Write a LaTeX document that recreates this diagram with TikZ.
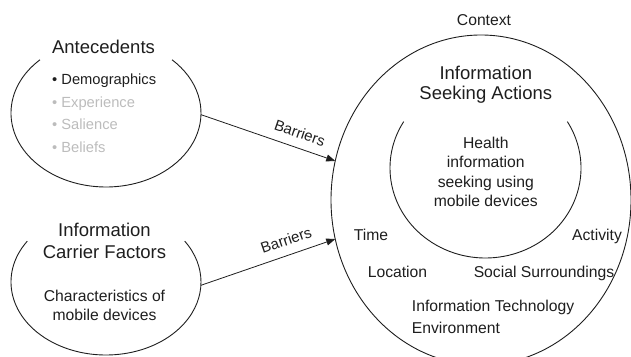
\documentclass[tikz,border=0pt]{standalone}
\usepackage{fontspec}
\setmainfont{Liberation Sans}
\usetikzlibrary{arrows.meta,shapes.geometric}
\definecolor{lightgr}{RGB}{188,188,188}
\definecolor{ink}{RGB}{30,30,30}
\begin{document}
\begin{tikzpicture}[x=1pt,y=1pt,
  ell/.style={ellipse, draw=none, inner sep=0pt, outer sep=0pt},
  edge/.style={line width=0.9pt, draw=ink},
  conn/.style={line width=0.8pt, draw=ink, -{Triangle[length=9pt,width=7pt]}},
  ttl/.style={font=\fontsize{18.5}{22}\selectfont, text=ink, anchor=base, inner sep=0pt},
  txt/.style={font=\fontsize{15.7}{19}\selectfont, text=ink, anchor=base, inner sep=0pt},
  txtw/.style={font=\fontsize{15.7}{19}\selectfont, text=ink, anchor=base west, inner sep=0pt},
  lst/.style={font=\fontsize{14.7}{18}\selectfont, anchor=base west, inner sep=0pt},
  lbl/.style={font=\fontsize{15}{18}\selectfont, text=ink, sloped, above=6pt, inner sep=3pt}
]
\useasboundingbox (0,0) rectangle (631,356);
\clip (0,0) rectangle (631,356);

% shapes
\node[ell, minimum width=190pt, minimum height=148pt] (ante) at (106,243) {};
\node[ell, minimum width=190pt, minimum height=146pt] (carrier) at (106,74) {};
\node[ell, draw=ink, line width=0.9pt, minimum width=300pt, minimum height=330pt] (ctx) at (481,156) {};
\node[ell, minimum width=191pt, minimum height=180pt] (inner) at (485.5,188) {};

\draw[edge] ([shift={(134:95pt and 74pt)}]ante.center) arc[start angle=134, end angle=406, x radius=95pt, y radius=74pt];
\draw[edge] ([shift={(146:95pt and 73pt)}]carrier.center) arc[start angle=146, end angle=394, x radius=95pt, y radius=73pt];
\draw[edge] ([shift={(149:95.5pt and 90pt)}]inner.center) arc[start angle=149, end angle=391, x radius=95.5pt, y radius=90pt];

% connectors
\draw[conn] (ante.-1) -- node[lbl, pos=0.7] {Barriers} (ctx.165);
\draw[conn] (carrier.-2) -- node[lbl, pos=0.67] {Barriers} (ctx.195);

% Antecedents
\node[ttl] (tante) at (103.5,302.7) {Antecedents};
\node[lst, text=ink] (l1) at (52,271) {• Demographics};
\node[lst, text=lightgr] (l2) at (52,248.5) {• Experience};
\node[lst, text=lightgr] (l3) at (52,226) {• Salience};
\node[lst, text=lightgr] (l4) at (52,203) {• Beliefs};

% Carrier
\node[ttl] (tc1) at (104.5,119.3) {Information};
\node[ttl] (tc2) at (104.5,97.7) {Carrier Factors};
\node[txt] (c1) at (104.5,54.3) {Characteristics of};
\node[txt] (c2) at (104.5,36) {mobile devices};

% Context
\node[txt] (tctx) at (484,330) {Context};
\node[ttl] (ts1) at (485.8,276) {Information};
\node[ttl] (ts2) at (485.8,256) {Seeking Actions};
\node[txt] (h1) at (485.8,207.7) {Health};
\node[txt] (h2) at (485.8,188.2) {information};
\node[txt] (h3) at (485.8,168.7) {seeking using};
\node[txt] (h4) at (485.8,149.2) {mobile devices};
\node[txt] (time) at (371,115.5) {Time};
\node[txt] (act) at (597,115.5) {Activity};
\node[txt] (loc) at (397.5,78.7) {Location};
\node[txt] (soc) at (544,78.7) {Social Surroundings};
\node[txtw] (it) at (411.7,45) {Information Technology};
\node[txtw] (env) at (411.7,22.7) {Environment};
\end{tikzpicture}
\end{document}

- - - - -

Repeat the listing in full and exactly. Leave any pictures out.

• **Answer to the exercise**
Write a LaTeX document that recreates this diagram with TikZ.
\documentclass[tikz,border=0pt]{standalone}
\usepackage{fontspec}
\setmainfont{Liberation Sans}
\usetikzlibrary{arrows.meta,shapes.geometric}
\definecolor{lightgr}{RGB}{188,188,188}
\definecolor{ink}{RGB}{30,30,30}
\begin{document}
\begin{tikzpicture}[x=1pt,y=1pt,
  ell/.style={ellipse, draw=none, inner sep=0pt, outer sep=0pt},
  edge/.style={line width=0.9pt, draw=ink},
  conn/.style={line width=0.8pt, draw=ink, -{Triangle[length=9pt,width=7pt]}},
  ttl/.style={font=\fontsize{18.5}{22}\selectfont, text=ink, anchor=base, inner sep=0pt},
  txt/.style={font=\fontsize{15.7}{19}\selectfont, text=ink, anchor=base, inner sep=0pt},
  txtw/.style={font=\fontsize{15.7}{19}\selectfont, text=ink, anchor=base west, inner sep=0pt},
  lst/.style={font=\fontsize{14.7}{18}\selectfont, anchor=base west, inner sep=0pt},
  lbl/.style={font=\fontsize{15}{18}\selectfont, text=ink, sloped, above=6pt, inner sep=3pt}
]
\useasboundingbox (0,0) rectangle (631,356);
\clip (0,0) rectangle (631,356);

% shapes
\node[ell, minimum width=190pt, minimum height=148pt] (ante) at (106,243) {};
\node[ell, minimum width=190pt, minimum height=146pt] (carrier) at (106,74) {};
\node[ell, draw=ink, line width=0.9pt, minimum width=300pt, minimum height=330pt] (ctx) at (481,156) {};
\node[ell, minimum width=191pt, minimum height=180pt] (inner) at (485.5,188) {};

\draw[edge] ([shift={(134:95pt and 74pt)}]ante.center) arc[start angle=134, end angle=406, x radius=95pt, y radius=74pt];
\draw[edge] ([shift={(146:95pt and 73pt)}]carrier.center) arc[start angle=146, end angle=394, x radius=95pt, y radius=73pt];
\draw[edge] ([shift={(149:95.5pt and 90pt)}]inner.center) arc[start angle=149, end angle=391, x radius=95.5pt, y radius=90pt];

% connectors
\draw[conn] (ante.-1) -- node[lbl, pos=0.7] {Barriers} (ctx.165);
\draw[conn] (carrier.-2) -- node[lbl, pos=0.67] {Barriers} (ctx.195);

% Antecedents
\node[ttl] (tante) at (103.5,302.7) {Antecedents};
\node[lst, text=ink] (l1) at (52,271) {• Demographics};
\node[lst, text=lightgr] (l2) at (52,248.5) {• Experience};
\node[lst, text=lightgr] (l3) at (52,226) {• Salience};
\node[lst, text=lightgr] (l4) at (52,203) {• Beliefs};

% Carrier
\node[ttl] (tc1) at (104.5,119.3) {Information};
\node[ttl] (tc2) at (104.5,97.7) {Carrier Factors};
\node[txt] (c1) at (104.5,54.3) {Characteristics of};
\node[txt] (c2) at (104.5,36) {mobile devices};

% Context
\node[txt] (tctx) at (484,330) {Context};
\node[ttl] (ts1) at (485.8,276) {Information};
\node[ttl] (ts2) at (485.8,256) {Seeking Actions};
\node[txt] (h1) at (485.8,207.7) {Health};
\node[txt] (h2) at (485.8,188.2) {information};
\node[txt] (h3) at (485.8,168.7) {seeking using};
\node[txt] (h4) at (485.8,149.2) {mobile devices};
\node[txt] (time) at (371,115.5) {Time};
\node[txt] (act) at (597,115.5) {Activity};
\node[txt] (loc) at (397.5,78.7) {Location};
\node[txt] (soc) at (544,78.7) {Social Surroundings};
\node[txtw] (it) at (411.7,45) {Information Technology};
\node[txtw] (env) at (411.7,22.7) {Environment};
\end{tikzpicture}
\end{document}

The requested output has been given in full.